Pokazywanie postów oznaczonych etykietą Stara Pomarańczarnia. Pokaż wszystkie posty
Pokazywanie postów oznaczonych etykietą Stara Pomarańczarnia. Pokaż wszystkie posty

wtorek, 7 maja 2013

Na kawę...z wiatrem pod rękę...

Niedziela w Łazienkach Królewskich... ostatni dzień długiej majówki.
Miałam wrażenie, że warszawiacy postanowili zakończyć majówkę właśnie tu.
Gwarno, wesoło, miejscami aż za tłoczno...
Nie tylko rozmowy było słychać. Czasami można było usłyszeć nawoływania pawia.
Jednego dostrzegłam na gałęzi. Zresztą nie tylko ja:)
I oczekiwanie, nie tylko moje ... na rozłożony ogon.
Niestety, żeby paw rozłożył ogon, musi mieć dogodne warunki, potrzebuje spokoju, ciszy, a w takim tłumie nie jest to możliwe... w dodatku tyle par oczu wpatrzonych w niego, hmm, w jego ogon, bo wszyscy na ten moment czekają...  z aparatem:).

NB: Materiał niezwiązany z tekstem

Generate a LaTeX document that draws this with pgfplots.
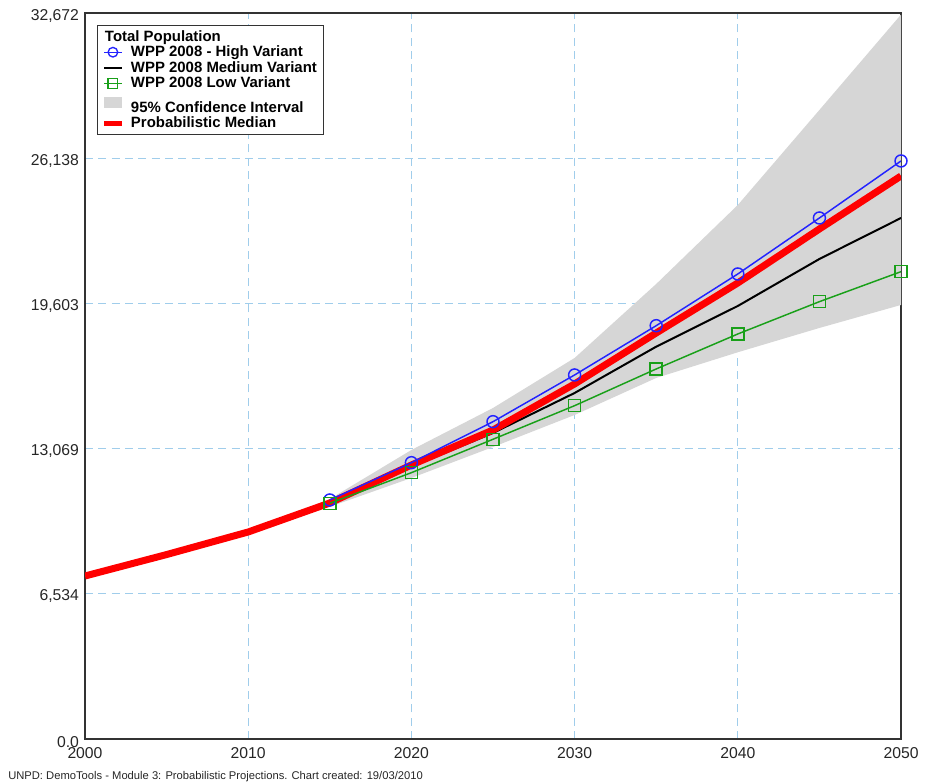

Wiosenny spacer w Łazienkach Królewskich połączyłam z poezją Marleny Zynger. Spotkanie  odbyło się w Starej Pomarańczarni. Jakże miły to był czas, w otoczeniu jej wierszy, śpiewanych przez Dominikę Świątek, Hannę Wójciak i Beatę Jankowską-Tzimas.
Słowo wstępu należało do Ewy Telegi, która zaprezentowała nam ostatni tomik poezji poetki "Do-Tykanie". Mieliśmy przyjemność wysłuchania wspaniałej recytacji przez prowadzącą kilku wierszy ze wspomnianego tomiku. Między innymi wiersz "Miłość w warszawskich Łazienkach", który ponownie przy akompaniamencie Piotra Komorowskiego (fortepian) i Jacka  Jackówa (skrzypce) nabrał innego brzmienia, gdy zaśpiewała go Beata Jankowska-Tzimas...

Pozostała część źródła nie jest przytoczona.